Sementara itu, Maria Magdalena dari Ikatan Mahasiswa Taileleu Pei-pei yang juga hadir dalam pertemuan malam itu, menegaskan bahwa benar mereka bersama Manuel hingga tengah malam.
“Kami bingung. Malam itu kami masih bersama beliau, tiba-tiba disebut pesta narkoba. Ini sangat membingungkan,” ungkapnya.
Disisi lain kuasa hukum Manuel Salimu yang di wakili oleh Jefrinaldi turut memberikan keterangan terkait perkembangan kasus tersebut kepada warga.
“Jadi perkembangan kasus ini sudah tahap persidangan. Pada tanggal 7 Mei 2025, sidang perdana pembacaan gugatan di PTUN, dengan sistem online,”ujarnya.
Jefrinaldi menjelaskan, ada dua alasan mengapa SK PAW Gubernur terhadap Manuel Salimu dan Syafridin dinilai cacat hukum. Pertama, SK tersebut diteken pada saat kedua kliennya masih menempuh sengketa di Mahkamah Partai.
Hal ini menurutnya, jelas-jelas merupakan indikasi pengabaian Gubernur terhadap mekanisme internal partai sebagaimana yang telah diatur dalam undang-undang nomor 17 Tahun 2014 tentang MPR, DPR, DPD, dan DPRD serta undang-undang nomor 2 tahun 2011 tentang, perubahan undang-undang nomor 2 tahun 2008 tentang partai politik.
“Selain itu, SK Gubernur juga telah melewati masa tenggang waktu 14 hari sejak usul pemberhentian anggota DPRD Kabupaten/Kota diterima dari Bupati/Walikota sesuai UU No 23 tahun 2014,” jelasnya.
Diakhir acara masyarakat secara bersama-sama mendeklarasikan penolakan terhadap Manuel Salimu.

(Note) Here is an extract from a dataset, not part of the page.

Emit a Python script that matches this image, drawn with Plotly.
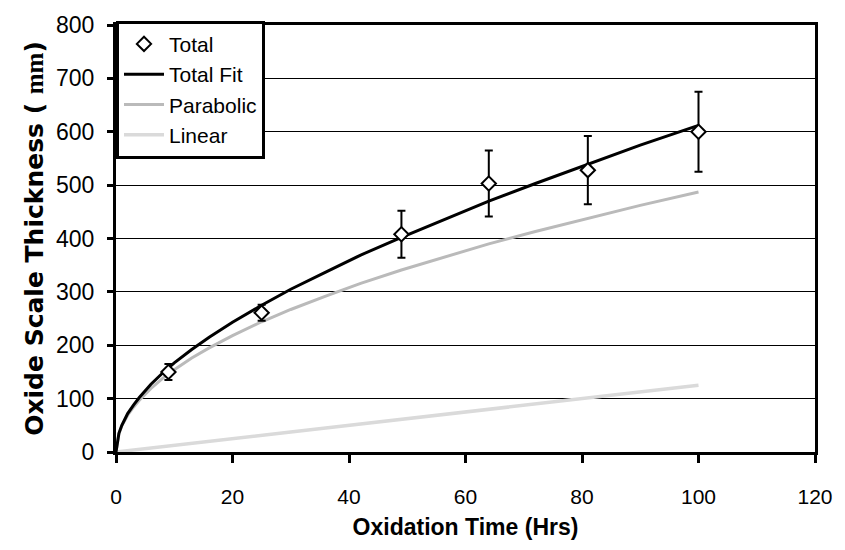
import plotly.graph_objects as go

t_data = [9, 25, 49, 64, 81, 100]
thick_data = [150, 261, 408, 503, 528, 600]
thick_err = [15, 15, 44, 62, 64, 75]

# Fit curves
t_fit = [0, 0.5, 1, 2, 3, 4, 6, 8, 10, 13, 16, 20, 25, 30, 36, 42, 49, 56, 64, 72, 81, 90, 100]
total_fit = [0, 35, 50, 72, 88, 102, 127, 148, 167, 192, 215, 243, 275, 305, 337, 369, 402, 434, 470, 503, 539, 575, 612]
parabolic = [0, 34, 49, 69, 84, 97, 119, 138, 154, 176, 195, 218, 244, 267, 292, 316, 341, 364, 390, 413, 438, 462, 487]
linear = [0, 0.6, 1.3, 2.5, 3.8, 5, 7.5, 10, 12.5, 16, 20, 25, 31, 37.5, 45, 52.5, 61, 70, 80, 90, 101, 112.5, 125]

x_ticks = [0, 20, 40, 60, 80, 100, 120]
y_ticks = [0, 100, 200, 300, 400, 500, 600, 700, 800]

fig = go.Figure()
fig.add_trace(go.Scatter(x=t_fit, y=linear, mode="lines", name="Linear",
                         line=dict(color="#dadada", width=3.5), legendrank=4))
fig.add_trace(go.Scatter(x=t_fit, y=parabolic, mode="lines", name="Parabolic",
                         line=dict(color="#bababa", width=3), legendrank=3))
fig.add_trace(go.Scatter(x=t_fit, y=total_fit, mode="lines", name="Total Fit",
                         line=dict(color="black", width=3), legendrank=2))
fig.add_trace(go.Scatter(x=t_data, y=thick_data, mode="markers", name="Total",
                         marker=dict(symbol="diamond", size=11, color="white",
                                     line=dict(color="black", width=2)),
                         error_y=dict(type="data", array=thick_err, visible=True,
                                      color="black", thickness=2, width=4),
                         legendrank=1))

x_font = dict(family="Liberation Sans, Arial, sans-serif", size=21, color="black")
y_font = dict(family="Liberation Sans, Arial, sans-serif", size=23, color="black")

fig.update_layout(
    width=845, height=550,
    margin=dict(l=116, r=27, t=20, b=98),
    paper_bgcolor="white", plot_bgcolor="white",
    font=dict(family="Liberation Sans, Arial, sans-serif", color="black"),
    showlegend=True,
    legend=dict(x=0, y=1.01, xanchor="left", yanchor="top",
                bgcolor="white", bordercolor="black", borderwidth=3,
                font=dict(family="Liberation Sans, Arial, sans-serif", size=21, color="black"),
                tracegroupgap=0, itemwidth=40),
    xaxis=dict(range=[0, 120], tickvals=x_ticks, ticktext=[str(v) for v in x_ticks],
               showgrid=False, zeroline=False,
               showline=True, linecolor="black", linewidth=3, mirror=True,
               ticks="outside", ticklen=8, tickwidth=3, tickcolor="black",
               tickfont=x_font, ticklabelstandoff=16,
               title=dict(text="<b>Oxidation Time (Hrs)</b>", standoff=12,
                          font=dict(family="Liberation Sans, Arial", size=23, color="black"))),
    yaxis=dict(range=[0, 800], tickvals=y_ticks, ticktext=[str(v) for v in y_ticks],
               showgrid=True, gridcolor="black", gridwidth=1, zeroline=False,
               showline=True, linecolor="black", linewidth=3, mirror=True,
               ticks="outside", ticklen=6, tickwidth=3, tickcolor="black",
               tickfont=y_font, ticklabelstandoff=8,
               title=dict(text="<b>Oxide Scale Thickness ( <span style='font-family:Liberation Serif'>mm</span>)</b>",
                          standoff=6,
                          font=dict(family="DejaVu Sans, Liberation Sans, Arial", size=25, color="black"))),
)

fig.write_html("out.html")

Di balik semua kegaduhan politik dan prasangka hukum, tersisa satu kenyataan yang tak bisa dipungkiri: masyarakat Taileleu berdiri teguh untuk putra mereka, karena dalam sosok Manuel Salimu, mereka tak hanya melihat seorang wakil rakyat, tapi simbol perjuangan, harapan, dan harga diri yang tak bisa ditukar dengan apapun.